So many artists I’ve met feel that the only way to be a true artist is to have their hands in every part of their work along the way. The only true artistic venture is one where your hands are filthy and worn from the process of producing, marketing, selling and delivering your art to the world. If you believe that, let me ask you a couple questions.
How many times do you think Andy Warhol stood in front of a screen printing press to pull his own prints?
Do you think Damien Hirst applied all those diamonds to “For the Love of God“ skull?
Does Takashi Murakami draw every single smiling flower produced under his name?
If you said yes to any of those questions, please slap yourself in the face for being ignorant. It’s absurd to think any of those three artists, or many of their contemporaries, had more than a pinky’s worth of involvement in the actual production of their art.
The True Artistic Venture is in the Executed Idea.
Click that to tweet it while you let that percolate for a bit. The real art is not in how you put the pen to paper, or paint to canvas, or hand to clay; that’s technique. Sure, some people have more skill in processing the technique than others, but that can be learned, or in the case of the artists above, outsourced. Your ideas alone are not art either. They are merely ideas, and if you fail to act on them, they are worthless trash. What is the value of an unused, unheeded idea? None!
True art is in the transference of an idea into something tangible. Everything else is manufacturing. So if we reduce the rest down to a manufacturing level, why can’t we have others help us with that aspect? If art is in the idea, and the rest is production, why do we, as the artists, need to have our hands in that aspect of the work? Let’s run some numbers for a moment.
For the sake of argument, let’s say that your hourly rate is $100 for any of the work you do for your business. If you’re a one person shop that believes you need to have your hands in every aspect, that’s $100 an hour for the art, the marketing, the social media, the emails, the packing and shipping, and any other menial task that people making $100 a hour should NOT be doing.
What if you hired someone for $20 an hour to help you sort through some of these tasks, like packing and shipping, or answering customer service questions via email, or any number of other tasks that are not the creative, artistic aspects of your business. It’s fair to say that at least 75% of your day is filled with these menial tasks, so if that employee is doing them, your cost for a 12 hour day is now $480 (3 hrs x $100 + 9 hrs. x $20).
Of course, you didn’t only work three hours, and make your employee work nine, but instead of you spending those nine hours working on menial tasks, you spent them doing creative, artistic work; the work that is worth $100 an hour. Andy, Damien and Takashi understood this and used it to their advantage.
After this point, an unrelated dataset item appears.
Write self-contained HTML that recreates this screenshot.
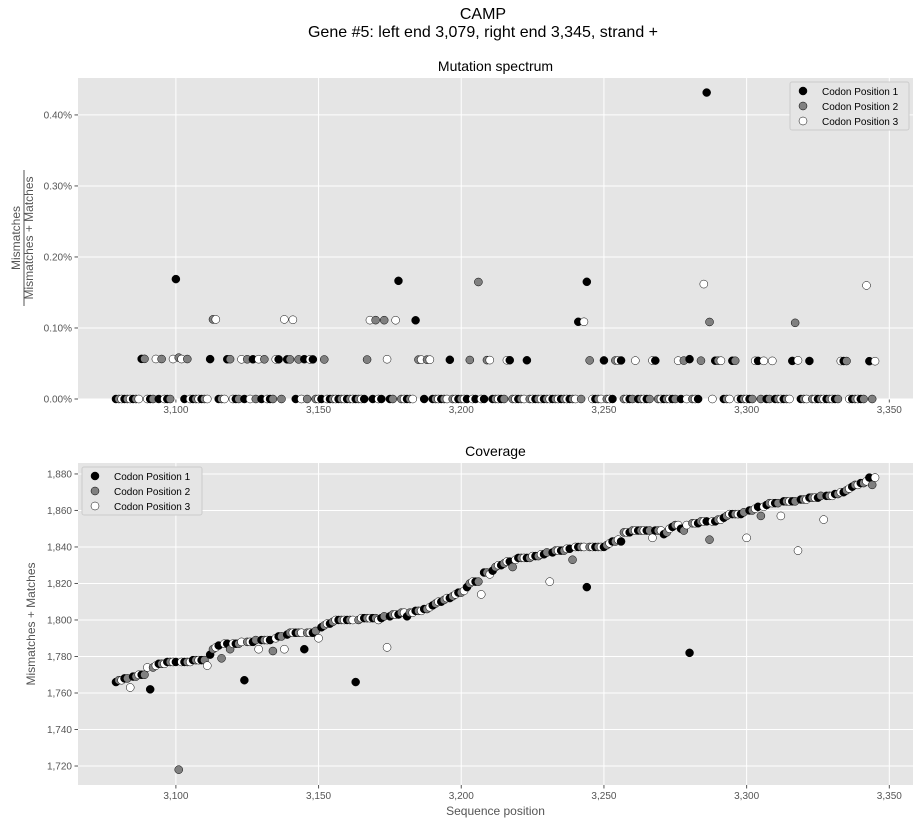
<!DOCTYPE html>
<html><head><meta charset="utf-8"><style>
body{margin:0;background:#fff;font-family:"Liberation Sans","DejaVu Sans",sans-serif}
svg text{font-family:"Liberation Sans","DejaVu Sans",sans-serif}
</style></head><body>
<svg id="fig" width="921" height="825" xmlns="http://www.w3.org/2000/svg">
<text x="483" y="19" font-size="16" text-anchor="middle" fill="#000">CAMP</text>
<text x="483" y="37" font-size="16" text-anchor="middle" fill="#000">Gene #5: left end 3,079, right end 3,345, strand +</text>
<g id="topPanel"></g>
<g id="botPanel"></g>
</svg>
<script>
const startPos = 3079;
const coverage = [
1766,1767,1767,1768,1768,1763,1769,1769,1770,1770,
1770,1774,1762,1774,1775,1776,1776,1776,1777,1777,
1777,1777,1718,1777,1777,1777,1777,1778,1778,1778,
1778,1778,1775,1781,1784,1785,1786,1779,1787,1787,
1784,1787,1787,1787,1788,1767,1788,1788,1788,1789,
1784,1789,1789,1789,1789,1783,1790,1791,1791,1784,
1792,1793,1793,1793,1793,1793,1784,1793,1793,1793,
1794,1790,1796,1797,1798,1798,1799,1800,1800,1800,
1800,1800,1800,1800,1766,1800,1801,1801,1801,1801,
1801,1801,1800,1801,1802,1785,1802,1803,1803,1803,
1804,1804,1802,1804,1804,1805,1805,1805,1806,1806,
1807,1808,1809,1810,1810,1811,1812,1812,1813,1814,
1815,1815,1816,1818,1820,1821,1821,1821,1814,1826,
1826,1825,1827,1829,1830,1830,1831,1832,1832,1829,
1833,1834,1834,1834,1834,1834,1835,1835,1835,1836,
1836,1837,1821,1837,1838,1838,1838,1838,1839,1839,
1833,1840,1840,1840,1840,1818,1840,1840,1840,1840,
1840,1840,1841,1842,1843,1843,1844,1843,1848,1848,
1848,1849,1849,1849,1849,1849,1849,1849,1845,1849,
1849,1849,1847,1848,1850,1851,1852,1852,1850,1849,
1852,1782,1853,1853,1853,1854,1854,1854,1844,1854,
1854,1855,1855,1856,1857,1858,1858,1858,1858,1858,
1859,1845,1860,1860,1861,1862,1857,1862,1863,1864,
1864,1864,1864,1857,1865,1865,1865,1865,1865,1838,
1866,1866,1866,1867,1867,1867,1867,1868,1855,1868,
1868,1868,1869,1869,1870,1870,1871,1872,1873,1874,
1874,1875,1875,1876,1878,1874,1878];
const mutPositions = [3088,3089,3093,3095,3099,3100,3101,3102,3104,3112,3113,3114,3118,3119,3123,3125,3127,3129,3131,3135,3136,3138,3139,3140,3141,3143,3145,3147,3148,3152,3167,3168,3170,3173,3174,3177,3178,3184,3185,3186,3188,3189,3196,3203,3206,3209,3210,3216,3217,3223,3241,3243,3244,3245,3250,3254,3255,3256,3261,3267,3268,3276,3278,3280,3284,3285,3286,3287,3289,3290,3291,3295,3296,3303,3304,3306,3309,3316,3317,3318,3322,3333,3334,3335,3342,3343,3345];
const mutCounts =    [1,1,1,1,1,3,1,1,1,1,2,2,1,1,1,1,1,1,1,1,1,2,1,1,2,1,1,1,1,1,1,2,2,2,1,2,3,2,1,1,1,1,1,1,3,1,1,1,1,1,2,2,3,1,1,1,1,1,1,1,1,1,1,1,1,3,8,2,1,1,1,1,1,1,1,1,1,1,2,1,1,1,1,1,3,1,1];
const xTicks = [3100,3150,3200,3250,3300,3350];
const topTicks = [0,0.1,0.2,0.3,0.4];
const botTicks = [1720,1740,1760,1780,1800,1820,1840,1860,1880];
const codonNames = ["Codon Position 1","Codon Position 2","Codon Position 3"];
const codonColors = ["#000000","#808080","#ffffff"];

const NS="http://www.w3.org/2000/svg";
function mk(parent,tag,attrs){const e=document.createElementNS(NS,tag);for(const k in attrs)e.setAttribute(k,attrs[k]);parent.appendChild(e);return e;}
const L=78,R=913;
const xMin=3065.7,xMax=3358.3;
const xs=v=>L+(v-xMin)/(xMax-xMin)*(R-L);
const fmt=v=>v.toLocaleString('en-US');

function panel(g,T,B,ys,yTicks,yFmt,title,prefix){
  const bg=mk(g,'rect',{x:L,y:T,width:R-L,height:B-T,fill:'#e5e5e5'});
  
  
  xTicks.forEach(t=>{const x=xs(t);
    mk(g,'line',{x1:x,x2:x,y1:T,y2:B,stroke:'#fff','stroke-width':1});
    mk(g,'line',{x1:x,x2:x,y1:B,y2:B+3.5,stroke:'#555'});
    const tx=mk(g,'text',{x:x,y:B+14,'font-size':10,'text-anchor':'middle',fill:'#555'});tx.textContent=fmt(t);
    
    
  });
  yTicks.forEach(t=>{const y=ys(t);
    mk(g,'line',{x1:L,x2:R,y1:y,y2:y,stroke:'#fff','stroke-width':1});
    mk(g,'line',{x1:L-3.5,x2:L,y1:y,y2:y,stroke:'#555'});
    const tx=mk(g,'text',{x:L-6,y:y+3.5,'font-size':10,'text-anchor':'end',fill:'#555'});tx.textContent=yFmt(t);
    
    
  });
  const tt=mk(g,'text',{x:(L+R)/2,y:T-7,'font-size':14,'text-anchor':'middle',fill:'#000'});tt.textContent=title;
  
  
}
function dot(g,x,y,i,name){
  const c=mk(g,'circle',{cx:x,cy:y,r:4,fill:codonColors[i],stroke:'#000','stroke-width':0.5});
  
  
}
function legend(g,x,y,w,prefix){
  const box=mk(g,'rect',{x:x,y:y,width:w,height:48,fill:'#e5e5e5',stroke:'#ccc','stroke-width':1,rx:2});
  
  
  codonNames.forEach((n,i)=>{
    dot(g,x+13,y+9+15*i,i,prefix+'-legend-marker');
    const t=mk(g,'text',{x:x+32,y:y+13+15*i,'font-size':10,fill:'#000'});t.textContent=n;
    
    
  });
}

// Top panel
const topG=document.getElementById('topPanel');
const tT=78,tB=399,tMax=0.452;
const ysT=v=>tB-v/tMax*(tB-tT);
panel(topG,tT,tB,ysT,topTicks,v=>v.toFixed(2)+'%','Mutation spectrum','mutation');
for(let i=0;i<coverage.length;i++){
  const pos=startPos+i;
  const k=mutPositions.indexOf(pos);
  const cnt=k>=0?mutCounts[k]:0;
  const pct=cnt/coverage[i]*100;
  dot(topG,xs(pos),ysT(pct),i%3,'mutation-point');
}
legend(topG,790,82,119,'mutation');
const yl=mk(topG,'g',{transform:'translate(26,238) rotate(-90)'});


let t1=mk(yl,'text',{x:0,y:-6,'font-size':12,'text-anchor':'middle',fill:'#555'});t1.textContent='Mismatches';
mk(yl,'line',{x1:-68,x2:68,y1:-2,y2:-2,stroke:'#555','stroke-width':1});
let t2=mk(yl,'text',{x:0,y:7,'font-size':12,'text-anchor':'middle',fill:'#555'});t2.textContent='Mismatches + Matches';

// Bottom panel
const botG=document.getElementById('botPanel');
const bT=463,bB=785,bMin=1709.6,bMax=1886;
const ysB=v=>bB-(v-bMin)/(bMax-bMin)*(bB-bT);
panel(botG,bT,bB,ysB,botTicks,fmt,'Coverage','coverage');
for(let i=0;i<coverage.length;i++){
  dot(botG,xs(startPos+i),ysB(coverage[i]),i%3,'coverage-point');
}
legend(botG,82,467,120,'coverage');
const yl2=mk(botG,'text',{x:0,y:0,'font-size':12,'text-anchor':'middle',fill:'#555',transform:'translate(35,624) rotate(-90)'});
yl2.textContent='Mismatches + Matches';


const xl=mk(botG,'text',{x:(L+R)/2,y:815,'font-size':12,'text-anchor':'middle',fill:'#555'});
xl.textContent='Sequence position';


</script>
</body></html>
Why can’t you?
Why the hell are you driving all over town to pick up all your materials?
Why are you packing those boxes?
Why are you stuck to your small-time thought processes that will only cause you to work harder in the long term, potentially killing your motivation for why you do this in the first place?
The less time you spend doing the creative aspects of your work, the less joy you’re getting out of your business. Eventually that lack of joy is going to murder your motivation. Stop kidding yourself about the need to have your hands in everything because you feel “inauthentic” to your customers. They do not care, and if they do care, then they obviously deluded about what it takes to do the work.
You are not less of an artist if someone else pulls the screen on your t-shirts, or prints your greeting cards, or paints gesso on your canvas. If you don’t outsource some of your work for fear of being inauthentic, that’s not being an artist; that’s just dumb.
Your Time is Precious—Treat it as Such.
Now that I’ve beat you up a bit, I want you to go be good to yourself. Find one aspect of your daily work life that you can hand the reins over to someone else while you do the work that’s important.
Start with one thing and see where that takes you. Then when you’re comfortable, give them something else to do, but don’t watch over them. Encourage them to come to you if they have questions, but leave them alone to it. Now go work on the things that really matter, the expensive things, the joyful things.